Understanding Expanded and Factored Forms
Expanded form shows every term after multiplication is finished. Factored form rewrites the same polynomial as multiplied pieces. Both forms describe the same expression. The difference is structure. Expanded form is useful for adding like terms. Factored form is useful for solving equations, finding zeros, and seeing shared parts.
Why Factoring Matters
Factoring is a core algebra skill. It turns a long expression into smaller building blocks. A factor may be a number, a variable, a binomial, or a higher degree expression. When a polynomial equals zero, each factor can reveal a possible solution. This makes factored form helpful in graphing and equation solving.
How This Calculator Works
This calculator reads your expanded polynomial and cleans common symbols. It groups coefficients by powers of the selected variable. It can factor a common numerical divisor, a shared variable power, simple quadratics, difference of squares, and many cubic expressions with rational roots. It also gives a verification expansion, so you can compare the factored answer with the entered expression.
Good Input Habits
Use clear polynomial notation. Write x^2 instead of x². Place signs between terms. Use 3*x^2 or 3x^2. Avoid functions such as sin, log, or square roots, because this tool is designed for polynomial factoring.
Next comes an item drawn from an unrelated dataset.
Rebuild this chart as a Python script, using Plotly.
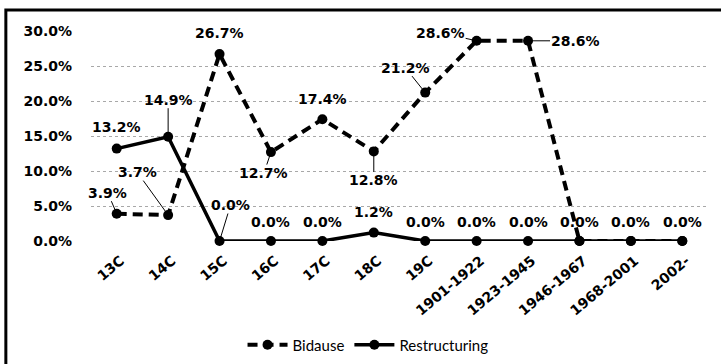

Decimals can be used, but integer coefficients usually factor more cleanly.
Reading the Result
The main answer shows the factored expression. The steps explain each transformation. If no special factor is found, the calculator reports the simplified expanded polynomial. This does not always mean the expression is prime over every number system. It means the selected method could not split it further.
Practical Uses
Students can check homework steps. Teachers can prepare examples quickly. Tutors can show how a common factor changes the expression before deeper factoring starts. The CSV option stores the inputs and answer. The PDF option creates a printable report. Use the example table to compare different polynomial patterns and learn which method fits each case.
Limits to Remember
Some expressions need advanced symbolic methods. This tool focuses on classroom polynomials. Review the step list. A different variable choice can change the result. Rounding may affect decimal factors, so exact integer inputs are best.